Berlino e il G4 vogliono ottenere il diritto di veto

Berlino«Per risolvere i problemi serve un metodo di lavoro. E serve una riforma del Consiglio di Sicurezza che rifletta il potere reale nel mondo meglio di quanto faccia la situazione odierna». Parlando da New York la cancelliera tedesca Angela Merkel non le manda a dire e chiede di far entrare la Germania nel club dei membri permanenti del Consiglio di Sicurezza, quella cinquina (che comprende Stati Uniti, Russia, Cina, Francia e Gran Bretagna), dotata del potere di veto. Una richiesta che Merkel fa assieme ai leader di Giappone, Brasile e India (il G4), altre potenze economiche e regionali che sgomitano per entrare in pianta stabile nel massimo organo dell'Onu.

Legittime per la Germania moderna, alla quale la definizione di gigante economico e nano politico va stretta, le parole della cancelliera suonano come una dichiarazione di guerra per la diplomazia italiana. Da oltre vent'anni Italia e Germania guidano due cordate opposte e incompatibili all'Onu: Berlino è capofila del G4 e punta all'allargamento «secco» del Consiglio di Sicurezza in virtù dell'accresciuto peso politico ed economico delle quattro nazioni. Roma da parte sua si oppone alla trasformazione del Consiglio di Sicurezza in un direttorio allargato, proponendo invece la creazione di seggi a rotazione frequente, rappresentativi delle principali organizzazioni regionali come Ue o Unione africana. Una riforma più inclusiva che prenda atto dell'esistenza anche di attori globali medi e piccoli.

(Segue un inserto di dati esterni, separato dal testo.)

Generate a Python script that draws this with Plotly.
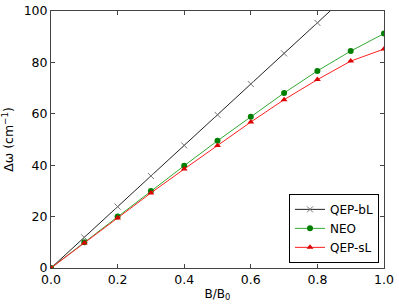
import plotly.graph_objects as go

x = [0.0, 0.1, 0.2, 0.3, 0.4, 0.5, 0.6, 0.7, 0.8, 0.9, 1.0]
qep_bl = [0.0, 11.9, 23.9, 35.8, 47.7, 59.6, 71.6, 83.5, 95.4, 107.3, 119.3]
neo = [0.0, 10.0, 20.0, 30.0, 39.8, 49.5, 58.9, 68.1, 76.7, 84.4, 91.2]
qep_sl = [0.0, 9.7, 19.5, 29.2, 38.5, 47.7, 56.8, 65.5, 73.3, 80.5, 85.2]

fig = go.Figure()
fig.add_trace(go.Scatter(x=x, y=qep_bl, name="QEP-bL", mode="lines+markers",
                         line=dict(color="#222222", width=1),
                         marker=dict(symbol="x-thin", size=6, color="#888888",
                                     line=dict(color="#777777", width=1))))
fig.add_trace(go.Scatter(x=x, y=neo, name="NEO", mode="lines+markers",
                         line=dict(color="#33aa33", width=1),
                         marker=dict(symbol="circle", size=6, color="#007f00")))
fig.add_trace(go.Scatter(x=x, y=qep_sl, name="QEP-sL", mode="lines+markers",
                         line=dict(color="#ff2020", width=1),
                         marker=dict(symbol="triangle-up", size=6, color="#dd0000")))

axis_common = dict(showgrid=False, zeroline=False, showline=True, linecolor="#444444",
                   linewidth=1, mirror="allticks", ticks="inside", ticklen=4,
                   tickcolor="#444444", tickfont=dict(size=12.5, color="#000000"),
                   automargin=False)

fig.update_layout(
    width=399, height=307,
    margin=dict(l=51, r=15, t=11, b=39),
    paper_bgcolor="white", plot_bgcolor="white",
    font=dict(family="DejaVu Sans", size=12, color="#000000"),
    xaxis=dict(range=[0, 1], tickvals=[0, 0.2, 0.4, 0.6, 0.8, 1.0],
               ticktext=["0.0", "0.2", "0.4", "0.6", "0.8", "1.0"],
               title=dict(text="B/B<sub>0</sub>", font=dict(size=12), standoff=3),
               **axis_common),
    yaxis=dict(range=[0, 100], tickvals=[0, 20, 40, 60, 80, 100],
               title=dict(text="Δω (cm<sup>−1</sup>)", font=dict(size=12.5), standoff=9),
               **axis_common),
    legend=dict(x=0.985, y=0.02, xanchor="right", yanchor="bottom",
                bgcolor="white", bordercolor="#000000", borderwidth=1,
                font=dict(size=12), tracegroupgap=0, itemwidth=30),
    showlegend=True,
)

fig.write_html("out.html", config={"displayModeBar": False},
               post_script="document.body.style.margin='0';document.body.style.overflow='hidden';")
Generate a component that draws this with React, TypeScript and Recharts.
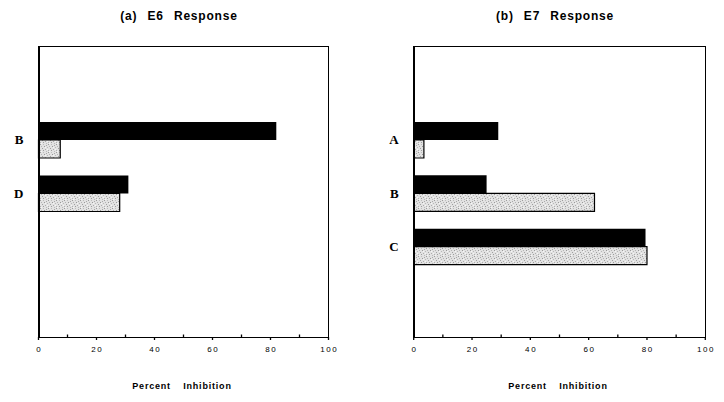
import { BarChart, Bar, XAxis, YAxis } from 'recharts';

// E6 response (panel a)
const e6Groups = ['B', 'D'];
const e6Dark = [82, 31];
const e6Light = [7.5, 28];

// E7 response (panel b)
const e7Groups = ['A', 'B', 'C'];
const e7Dark = [29, 25, 79.5];
const e7Light = [3.5, 62, 80];

const xTicks = [0, 10, 20, 30, 40, 50, 60, 70, 80, 90, 100];

const sans = '"Liberation Sans", Arial, sans-serif';
const serif = '"Liberation Serif", "Times New Roman", serif';

const TICK_MARGIN = 6;

function Stipple({ id }: { id: string }) {
  const dots = [
    [0, 0, '#9c9c9c'], [3, 0, '#bdbdbd'], [6, 1, '#a8a8a8'], [1, 2, '#b4b4b4'],
    [4, 2, '#999'], [7, 3, '#b8b8b8'], [2, 4, '#a0a0a0'], [5, 5, '#acacac'],
    [0, 6, '#b0b0b0'], [3, 6, '#9e9e9e'], [6, 7, '#bababa'], [1, 7, '#f6f6f6'],
    [5, 3, '#f6f6f6'], [7, 5, '#f6f6f6'],
  ] as const;
  return (
    <defs>
      <pattern id={id} width="8" height="8" patternUnits="userSpaceOnUse">
        <rect width="8" height="8" fill="#e2e2e2" />
        {dots.map(([x, y, c], i) => (
          <rect key={i} x={x} y={y} width="1" height="1" fill={c} />
        ))}
      </pattern>
    </defs>
  );
}

// tick: major ticks point down with a label, minor ticks point up into the plot
function XTick(props: any) {
  const { x, y, payload } = props;
  const v = payload.value as number;
  const axisY = y - TICK_MARGIN - 3;
  const major = v % 20 === 0;
  return (
    <g>
      <line
        x1={x}
        x2={x}
        y1={axisY}
        y2={major ? axisY + 3 : axisY - 2.5}
        stroke="#000"
        strokeWidth={1.3}
      />
      {major && (
        <text
          x={x + 0.8}
          y={y}
          dy="0.71em"
          textAnchor="middle"
          fill="#000"
          fontSize={8}
          fontFamily={sans}
          letterSpacing={1.6}
        >
          {v}
        </text>
      )}
    </g>
  );
}

function Panel({
  id,
  groups,
  dark,
  light,
  left,
  right,
  bottomPad,
}: {
  id: string;
  groups: string[];
  dark: number[];
  light: number[];
  left: number;
  right: number;
  bottomPad: number;
}) {
  const data = groups.map((g, i) => ({ group: g, dark: dark[i], light: light[i] }));
  return (
    <BarChart
      width={362}
      height={402}
      data={data}
      layout="vertical"
      margin={{ top: 47, right: right, bottom: 0, left: 0 }}
      barGap={0}
      barSize={18}
      barCategoryGap={8}
    >
      <Stipple id={id} />
      <XAxis
        type="number"
        domain={[0, 100]}
        ticks={xTicks}
        interval={0}
        height={65}
        axisLine={false}
        tickLine={false}
        tickSize={3}
        tickMargin={TICK_MARGIN}
        tick={<XTick />}
      />
      <YAxis
        type="category"
        dataKey="group"
        width={left}
        padding={{ top: 66, bottom: bottomPad }}
        axisLine={false}
        tickLine={false}
        tickSize={0}
        tickMargin={15}
        tick={{ fill: '#000', stroke: 'none', fontSize: 13, fontWeight: 'bold', fontFamily: serif }}
      />
      <Bar dataKey="dark" fill="#000" isAnimationActive={false} />
      <Bar dataKey="light" fill={`url(#${id})`} stroke="#000" strokeWidth={1.2} isAnimationActive={false} />
    </BarChart>
  );
}

export default function App() {
  const titleStyle: React.CSSProperties = {
    position: 'absolute',
    top: 10,
    width: 362,
    textAlign: 'center',
    fontFamily: sans,
    fontWeight: 'bold',
    fontSize: 12,
    lineHeight: '12px',
    letterSpacing: 0.8,
    wordSpacing: 6,
  };
  const axisTitle: React.CSSProperties = {
    position: 'absolute',
    top: 382,
    width: 290,
    textAlign: 'center',
    fontFamily: sans,
    fontWeight: 'bold',
    fontSize: 9,
    lineHeight: '9px',
    letterSpacing: 0.8,
    wordSpacing: 9,
  };
  // plot frame around each panel's box
  const frame: React.CSSProperties = {
    position: 'absolute',
    top: 46.2,
    height: 291.6,
    border: '1.6px solid #000',
    borderLeftWidth: 2,
    boxSizing: 'border-box',
    pointerEvents: 'none',
  };
  return (
    <div style={{ position: 'absolute', left: 0, top: 0, width: 724, height: 402, background: '#fff' }}>
      <div style={{ position: 'absolute', left: 0, top: 0 }}>
        <Panel id="stipA" groups={e6Groups} dark={e6Dark} light={e6Light} left={38.5} right={33.5} bottomPad={117} />
      </div>
      <div style={{ position: 'absolute', left: 362, top: 0 }}>
        <Panel id="stipB" groups={e7Groups} dark={e7Dark} light={e7Light} left={51.7} right={18.7} bottomPad={64} />
      </div>
      <div style={{ ...frame, left: 37.5, width: 291.8 }} />
      <div style={{ ...frame, left: 412.7, width: 293.4 }} />
      <div style={{ ...titleStyle, left: -2 }}>(a) E6 Response</div>
      <div style={{ ...titleStyle, left: 374 }}>(b) E7 Response</div>
      <div style={{ ...axisTitle, left: 37 }}>Percent Inhibition</div>
      <div style={{ ...axisTitle, left: 413 }}>Percent Inhibition</div>
    </div>
  );
}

Fino a oggi la storia ha dato ragione all'Italia, che ha saputo coalizzare un gran numero di Paesi contro il progetto del G4. La proposta italiana piace a molti perché più democratica. Negli anni la Farnesina ha anche sapientemente coltivato le rivalità regionali: Messico e Argentina non vogliono che a rappresentare l'America Latina sia ammesso il Brasile, Paese dove non si parla neppure lo spagnolo; la Cina dal canto suo si oppone a India e Giappone; l'Africa infine non abbocca alla corte del G4 che, in caso di vittoria, le lascerebbe le briciole. «La mia sensazione è che i motivi che guidano l'atteggiamento italiano permangano oggi come 20 anni fa». Così al Giornale Francesco Paolo Fulci, ambasciatore d'Italia alle Nazioni Unite dal 1993 al 1999 e protagonista della prima fase di questa battaglia. «Se entrano Germania e Giappone, aumenta il deficit di democrazia all'Onu con ancora altri Paesi “più uguali” degli altri. Mi è difficile immaginare come questo ritorno al vizio del nazionalismo possa contribuire alla pace nel mondo».

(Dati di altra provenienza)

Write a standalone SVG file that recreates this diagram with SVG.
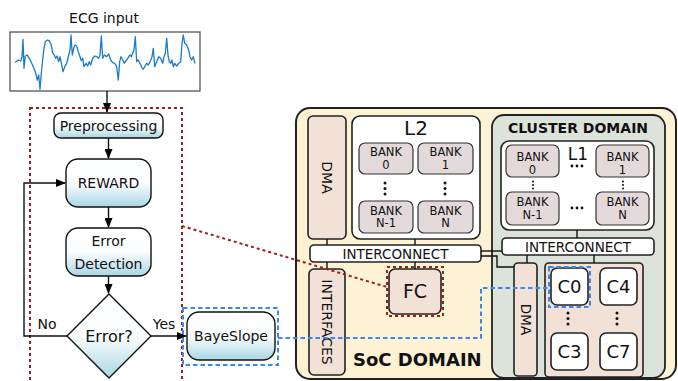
<svg xmlns="http://www.w3.org/2000/svg" width="678" height="381" viewBox="0 0 678 381">
<defs>
<linearGradient id="g" x1="0" y1="0" x2="0" y2="1">
<stop offset="0" stop-color="#ffffff"/><stop offset="0.5" stop-color="#fbfdfe"/><stop offset="1" stop-color="#a9d6e4"/>
</linearGradient>
<marker id="ah" markerWidth="10" markerHeight="8" refX="9" refY="4" orient="auto" markerUnits="userSpaceOnUse">
<path d="M0,0 L10,4 L0,8 Z" fill="#000"/>
</marker>
<style>
text{font-family:"DejaVu Sans","Liberation Sans",sans-serif;fill:#111}
.fc{fill:url(#g);stroke:#111;stroke-width:1.4}
.ln{fill:none;stroke:#111;stroke-width:1.4}
.arr{fill:none;stroke:#111;stroke-width:1.4;marker-end:url(#ah)}
.blk{fill:#f2e1d7;stroke:#222;stroke-width:1.6}
.bank{fill:#e3d9da;stroke:#333;stroke-width:1.2}
.wht{fill:#fff;stroke:#222;stroke-width:1.6}
.red{fill:none;stroke:#a01c1c;stroke-width:2;stroke-dasharray:3,3}
.blue{fill:none;stroke:#3a86f5;stroke-width:2;stroke-dasharray:4.5,3}
.c{text-anchor:middle}
.bk{font-size:11.5px;text-anchor:middle}
.dot{fill:#111}
</style>
</defs>

<!-- ECG input -->
<g id="ecg">
<text x="104" y="23" class="c" font-size="14">ECG input</text>
<rect x="10" y="32" width="190" height="59" fill="#fff" stroke="#555" stroke-width="1.3"/>
<polyline fill="none" stroke="#1b7bc5" stroke-width="1.3" stroke-linejoin="round" points="15,62.3 18.3,60 20.7,61 22,56.7 23,39.3 24,68.3 25.3,56 27.3,55 29.3,58.3 31,61.7 33.3,66.7 35.3,71.7 37.3,80 38.7,75 40,89.3 41.3,73.3 42.7,60 44,48.3 45.3,41.7 47.3,40 49.3,40.7 51.3,45 52.7,53.3 54.3,55 55.7,58.3 57,56 58.7,61.7 60,56.7 61.7,65 63,71.7 64.7,66.7 66.7,63.3 68.7,55 70,50 71,35 72.3,55 73.7,48.3 75,45 76.7,46 78.3,51.7 80,56.7 81.3,60.7 82.7,58.3 84,66.7 86,63.3 87.7,66 89.3,61.7 90.7,65 92.7,58.3 94.7,56 96.7,56.7 98.7,58.3 100,55 101.3,36 102.7,58.3 104.3,55 106.7,56.7 108.7,54 110.7,60 112.7,62.7 114.7,63.3 116.7,66.7 118.3,80 119.7,61.7 121,56.7 122.7,60 124.3,63.3 126,60.7 127.3,59.3 128.7,56.7 130,55 131.3,56.7 132.7,53.3 134,50 135.3,36.7 136.7,61.7 138,60 140,63.3 141.7,67.3 143.3,69.3 145,66 146.7,63.3 148.3,65 150,61.7 152,56.7 153.3,48.3 154.7,66.7 156.7,61.7 158.7,56.7 160.7,58.3 162.7,63.3 164,56.7 165.3,53.3 166.7,38.3 168,55 169.3,61.7 170.7,63.3 172,60 173.3,66.7 174.7,63.3 176.7,66 178.7,63.3 180.7,61.7 182,43.3 183.3,35 184.7,43.3 186.7,45 188.7,50 190,56.7 191.7,60 193.3,56.7 195,63.3"/>
</g>

<!-- red dotted region -->
<rect id="region" x="30" y="108" width="152" height="290" class="red"/>

<g id="preprocessing">
<rect x="54" y="113" width="109" height="25" rx="7" class="fc"/>
<text x="108.5" y="130.5" class="c" font-size="14">Preprocessing</text>
</g>
<g id="reward">
<rect x="66" y="159" width="85" height="48" rx="12" class="fc"/>
<text x="108.5" y="188" class="c" font-size="14">REWARD</text>
</g>
<g id="errdet">
<rect x="66" y="228" width="85" height="48" rx="12" class="fc"/>
<text x="108.5" y="246" class="c" font-size="14">Error</text>
<text x="108.5" y="269" class="c" font-size="14">Detection</text>
</g>
<g id="decision">
<polygon points="109,294 151,336 109,378 67,336" class="fc"/>
<text x="109" y="342" class="c" font-size="16">Error?</text>
</g>
<g id="bayeslope">
<rect x="187" y="312" width="88" height="48" rx="12" class="fc"/>
<text x="231" y="341" class="c" font-size="14">BayeSlope</text>
<rect x="183" y="308" width="95" height="57" class="blue"/>
</g>

<!-- SoC -->
<g id="soc">
<rect x="296" y="108" width="380" height="271" rx="14" fill="#fdf2d4" stroke="#222" stroke-width="2"/>
<text x="353" y="366" font-size="18" font-weight="bold">SoC DOMAIN</text>
</g>
<g id="soc-dma">
<rect x="308" y="116" width="38" height="123" rx="5" class="blk"/>
<text transform="translate(322,177.5) rotate(90)" class="c" font-size="14">DMA</text>
</g>
<g id="l2">
<rect x="352" y="116" width="128" height="123" rx="8" class="wht"/>
<text x="416" y="135" class="c" font-size="20">L2</text>
<rect x="359" y="143" width="54" height="31" rx="6" class="bank"/>
<text x="386" y="156" class="bk">BANK</text><text x="386" y="168.5" class="bk">0</text>
<rect x="418" y="143" width="55" height="31" rx="6" class="bank"/>
<text x="445.5" y="156" class="bk">BANK</text><text x="445.5" y="168.5" class="bk">1</text>
<rect x="359" y="201" width="54" height="32" rx="6" class="bank"/>
<text x="386" y="214.5" class="bk">BANK</text><text x="386" y="227" class="bk">N-1</text>
<rect x="418" y="201" width="55" height="32" rx="6" class="bank"/>
<text x="445.5" y="214.5" class="bk">BANK</text><text x="445.5" y="227" class="bk">N</text>
<circle cx="385" cy="183" r="1.5" class="dot"/><circle cx="385" cy="188.5" r="1.5" class="dot"/><circle cx="385" cy="194" r="1.5" class="dot"/>
<circle cx="445" cy="183" r="1.5" class="dot"/><circle cx="445" cy="188.5" r="1.5" class="dot"/><circle cx="445" cy="194" r="1.5" class="dot"/>
</g>
<g id="soc-interconnect">
<rect x="310" y="245" width="171" height="17" rx="4" class="wht"/>
<text x="395.5" y="258.5" class="c" font-size="13.5">INTERCONNECT</text>
</g>
<g id="interfaces">
<rect x="309" y="269" width="36" height="106" rx="5" class="blk"/>
<text transform="translate(322,322) rotate(90)" class="c" font-size="14">INTERFACES</text>
</g>
<g id="fc">
<rect x="389" y="269" width="52" height="45" rx="6" class="blk"/>
<text x="415" y="298" class="c" font-size="19">FC</text>
<rect x="387" y="267" width="56" height="49" class="red"/>
</g>

<!-- Cluster -->
<g id="cluster">
<rect x="492" y="115" width="173" height="263" rx="12" fill="#dce3db" stroke="#222" stroke-width="1.8"/>
<text x="578" y="133" class="c" font-size="14" font-weight="bold">CLUSTER DOMAIN</text>
</g>
<g id="l1">
<rect x="501" y="141" width="153" height="89" rx="8" class="wht"/>
<text x="578" y="160" class="c" font-size="17">L1</text>
<rect x="506" y="145" width="53" height="32" rx="6" class="bank"/>
<text x="532.5" y="161" class="bk">BANK</text><text x="532.5" y="173.5" class="bk">0</text>
<rect x="596" y="145" width="53" height="32" rx="6" class="bank"/>
<text x="622.5" y="161" class="bk">BANK</text><text x="622.5" y="173.5" class="bk">1</text>
<rect x="506" y="192" width="53" height="33" rx="6" class="bank"/>
<text x="532.5" y="206" class="bk">BANK</text><text x="532.5" y="218.5" class="bk">N-1</text>
<rect x="596" y="192" width="53" height="33" rx="6" class="bank"/>
<text x="622.5" y="206" class="bk">BANK</text><text x="622.5" y="218.5" class="bk">N</text>
<circle cx="572" cy="166" r="1.4" class="dot"/><circle cx="577" cy="166" r="1.4" class="dot"/><circle cx="582" cy="166" r="1.4" class="dot"/>
<circle cx="572" cy="208" r="1.4" class="dot"/><circle cx="577" cy="208" r="1.4" class="dot"/><circle cx="582" cy="208" r="1.4" class="dot"/>
<circle cx="533" cy="181.5" r="1" class="dot"/><circle cx="533" cy="185" r="1" class="dot"/><circle cx="533" cy="188.5" r="1" class="dot"/>
<circle cx="623" cy="181.5" r="1" class="dot"/><circle cx="623" cy="185" r="1" class="dot"/><circle cx="623" cy="188.5" r="1" class="dot"/>
</g>
<g id="cl-interconnect">
<rect x="502" y="238" width="152" height="17" rx="4" class="wht"/>
<text x="578" y="251.5" class="c" font-size="13.5">INTERCONNECT</text>
</g>
<g id="cl-dma">
<rect x="514" y="263" width="23" height="113" rx="4" class="blk"/>
<text transform="translate(521,319.5) rotate(90)" class="c" font-size="13.5">DMA</text>
</g>
<g id="cores">
<rect x="545" y="263" width="98" height="114" rx="4" class="blk"/>
<rect x="551" y="268" width="37" height="37" rx="6" class="wht"/>
<text x="569.5" y="293" class="c" font-size="18">C0</text>
<rect x="600" y="268" width="37" height="37" rx="6" class="wht"/>
<text x="618.5" y="293" class="c" font-size="18">C4</text>
<rect x="551" y="333" width="37" height="37" rx="6" class="wht"/>
<text x="569.5" y="358" class="c" font-size="18">C3</text>
<rect x="600" y="333" width="37" height="37" rx="6" class="wht"/>
<text x="618.5" y="358" class="c" font-size="18">C7</text>
<circle cx="568" cy="313" r="1.5" class="dot"/><circle cx="568" cy="318.5" r="1.5" class="dot"/><circle cx="568" cy="324" r="1.5" class="dot"/>
<circle cx="617" cy="313" r="1.5" class="dot"/><circle cx="617" cy="318.5" r="1.5" class="dot"/><circle cx="617" cy="324" r="1.5" class="dot"/>
<rect x="549" y="267" width="41" height="40" class="blue"/>
</g>

<!-- connectors -->
<g id="connectors">
<line x1="107" y1="91" x2="107" y2="112" class="arr"/>
<line x1="108.5" y1="138" x2="108.5" y2="158" class="arr"/>
<line x1="108.5" y1="207" x2="108.5" y2="227" class="arr"/>
<line x1="108.5" y1="276" x2="108.5" y2="293" class="arr"/>
<polyline points="67,336 24,336 24,183 65,183" class="arr"/>
<line x1="151" y1="336" x2="186" y2="336" class="arr"/>
<text x="47" y="329" class="c" font-size="14">No</text>
<text x="164" y="329" class="c" font-size="14">Yes</text>
<line x1="327" y1="239" x2="327" y2="245" class="ln"/>
<line x1="415" y1="239" x2="415" y2="245" class="ln"/>
<line x1="327" y1="262" x2="327" y2="269" class="ln"/>
<line x1="415" y1="262" x2="415" y2="269" class="ln"/>
<line x1="577" y1="230" x2="577" y2="238" class="ln"/>
<line x1="527" y1="255" x2="527" y2="263" class="ln"/>
<line x1="594" y1="255" x2="594" y2="263" class="ln"/>
<line x1="481" y1="251" x2="502" y2="251" class="ln"/>
<polyline points="481,256 497,256 497,267 514,267" class="ln"/>
<line x1="182" y1="226" x2="387" y2="287" class="red"/>
<polyline points="278,338 481,338 481,288 549,288" class="blue"/>
</g>
</svg>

A dispetto dell'europeismo di facciata di tanti, «la vittoria del G4 pregiudicherebbe in maniera definitiva la speranza di un seggio unico per l'Europa», spiega ancora Fulci.

Senza dimenticare che con l'ingresso di Germania e Giappone «si sbatterebbe la porta in faccia all'Italia e noi non lo meritiamo: siamo fra i primi contributori del bilancio delle Nazioni Unite in termini finanziari e i primissimi in termini di vite umane».